▶ **PROMPT**
Drop every picture. Then return, exactly, the lines from the beginning of the listing below through the one containing "panels = ['Bog', 'Conifer', 'Deciduous', 'Mixedwood']".

Stored data entries
• • • • •

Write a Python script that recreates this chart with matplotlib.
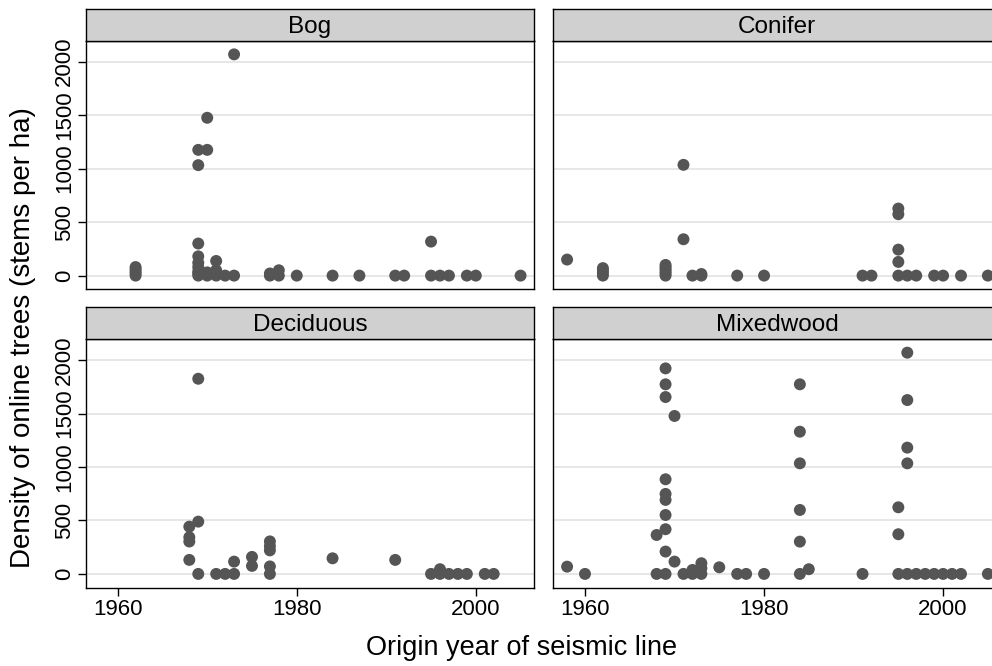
import matplotlib
matplotlib.use("Agg")
import matplotlib.pyplot as plt

plt.rcParams['font.family'] = ['Liberation Sans', 'DejaVu Sans']

panels = ['Bog', 'Conifer', 'Deciduous', 'Mixedwood']

bog_year = [1962, 1962, 1962, 1962, 1962,
            1969, 1969, 1969, 1969, 1969, 1969, 1969, 1969, 1969,
            1970, 1970, 1970, 1970, 1971, 1971, 1971, 1972, 1973, 1973,
            1977, 1977, 1978, 1978, 1980, 1984, 1987, 1991, 1992,
            1995, 1995, 1996, 1997, 1999, 2000, 2005]
bog_val = [0, 20, 40, 60, 80,
           0, 20, 40, 80, 120, 180, 300, 1033, 1176,
           0, 30, 1176, 1476, 0, 50, 137, 0, 0, 2069,
           0, 20, 0, 50, 0, 0, 0, 0, 0,
           0, 318, 0, 0, 0, 0, 0]

con_year = [1958, 1962, 1962, 1962, 1962,
            1969, 1969, 1969, 1969, 1969, 1969, 1971, 1971, 1972, 1973, 1973,
            1977, 1980, 1991, 1992, 1995, 1995, 1995, 1995, 1995,
            1996, 1997, 1999, 2000, 2002, 2005]
con_val = [150, 0, 25, 50, 70,
           0, 20, 40, 60, 80, 100, 340, 1036, 0, 0, 15,
           0, 0, 0, 0, 0, 128, 243, 574, 627,
           0, 0, 0, 0, 0, 0]

dec_year = [1968, 1968, 1968, 1968, 1969, 1969, 1969, 1971, 1972, 1973, 1973,
            1975, 1975, 1977, 1977, 1977, 1977, 1977, 1984, 1991,
            1995, 1996, 1996, 1997, 1998, 1999, 2001, 2002]
dec_val = [131, 303, 343, 442, 0, 489, 1825, 0, 0, 0, 115,
           75, 159, 0, 70, 220, 260, 304, 146, 131,
           0, 0, 44, 0, 0, 0, 0, 0]

mix_year = [1958, 1960, 1968, 1968,
            1969, 1969, 1969, 1969, 1969, 1969, 1969, 1969, 1969, 1969,
            1970, 1970, 1971, 1972, 1972, 1973, 1973, 1973, 1975,
            1977, 1978, 1980, 1984, 1984, 1984, 1984, 1984, 1984, 1985,
            1991, 1995, 1995, 1995, 1996, 1996, 1996, 1996, 1996,
            1997, 1998, 1999, 2000, 2001, 2002, 2005]
mix_val = [68, 0, 0, 364,
           0, 209, 418, 551, 692, 748, 885, 1654, 1773, 1922,
           115, 1477, 0, 0, 37, 0, 53, 100, 62,
           0, 0, 0, 0, 302, 598, 1034, 1330, 1773, 44,
           0, 0, 371, 623, 0, 1034, 1181, 1626, 2069,
           0, 0, 0, 0, 0, 0, 0]

data = {'Bog': (bog_year, bog_val), 'Conifer': (con_year, con_val),
        'Deciduous': (dec_year, dec_val), 'Mixedwood': (mix_year, mix_val)}

x_ticks = [1960, 1980, 2000]
y_ticks = [0, 500, 1000, 1500, 2000]

W, H = 992, 666
fig = plt.figure(figsize=(W / 100, H / 100), dpi=100)

# panel boxes in pixels (left / top edges), right column runs past the edge
lefts = [86, 553.3]
tops = [41, 339.3]
pw, ph, sh = 448, 248.3, 32

for i, name in enumerate(panels):
    row, col = divmod(i, 2)
    l, t = lefts[col], tops[row]
    ax = fig.add_axes([l / W, 1 - (t + ph) / H, pw / W, ph / H])
    yrs, vals = data[name]
    ax.scatter(yrs, vals, s=74, color='#555555', edgecolors='none', zorder=3)
    ax.set_xlim(1956.46, 2006.5)
    ax.set_ylim(-128, 2194)
    ax.set_yticks(y_ticks)
    ax.set_xticks(x_ticks)
    for v in y_ticks:
        ax.axhline(v, color='#e3e3e3', lw=1.2, zorder=1)
    for s in ax.spines.values():
        s.set_color('black')
        s.set_linewidth(1.0)
    ax.tick_params(length=6, width=1, labelsize=16, pad=2)
    if col == 0:
        for lab in ax.get_yticklabels():
            lab.set_rotation(90)
            lab.set_va('center')
    else:
        ax.tick_params(axis='y', left=False, labelleft=False)
    if row == 0:
        ax.tick_params(axis='x', bottom=False, labelbottom=False)

    # strip
    sa = fig.add_axes([l / W, 1 - t / H, pw / W, sh / H])
    sa.set_facecolor('#d0d0d0')
    sa.set_xticks([])
    sa.set_yticks([])
    for s in sa.spines.values():
        s.set_color('black')
        s.set_linewidth(1.0)
    sa.text(0.5, 0.45, name, ha='center', va='center', fontsize=17.5,
            transform=sa.transAxes)

fig.text(522 / W, 1 - 648 / H, 'Origin year of seismic line',
         ha='center', va='center', fontsize=19.5)
fig.text(23 / W, 1 - 338 / H, 'Density of online trees (stems per ha)',
         ha='center', va='center', rotation=90, fontsize=20)

fig.savefig('out.png', dpi=100)
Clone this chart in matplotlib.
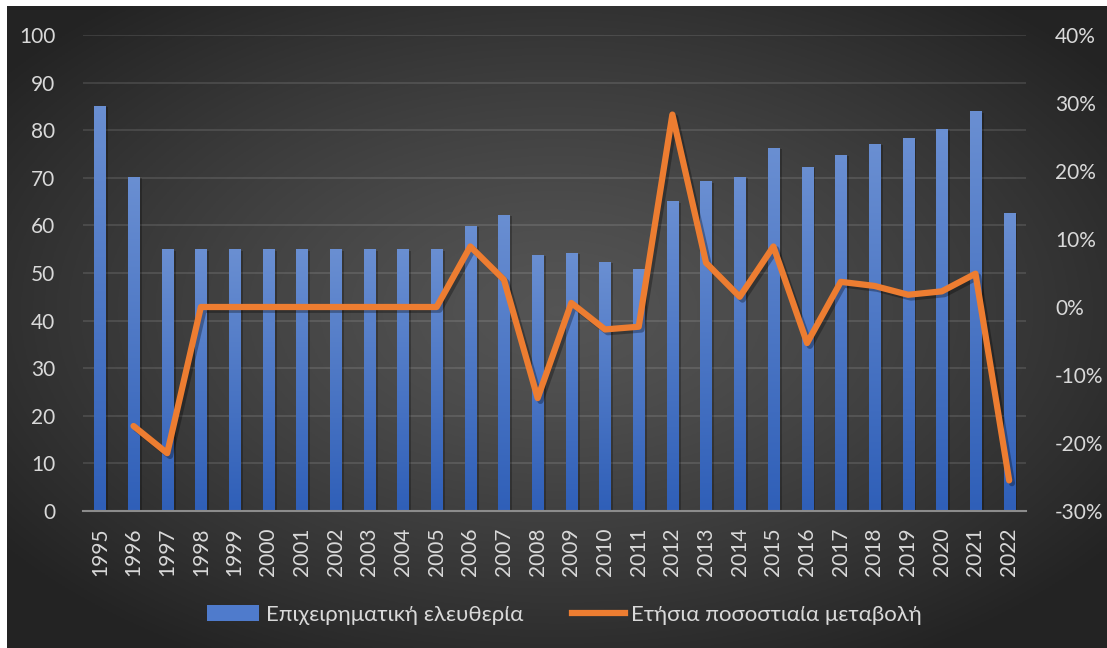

• • • • •

▶ **THE RESULT**
Write a Python script that recreates this chart with matplotlib.
import matplotlib
matplotlib.use("Agg")
import matplotlib.pyplot as plt

plt.rcParams['font.family'] = ['Liberation Sans', 'DejaVu Sans']

panels = ['Bog', 'Conifer', 'Deciduous', 'Mixedwood']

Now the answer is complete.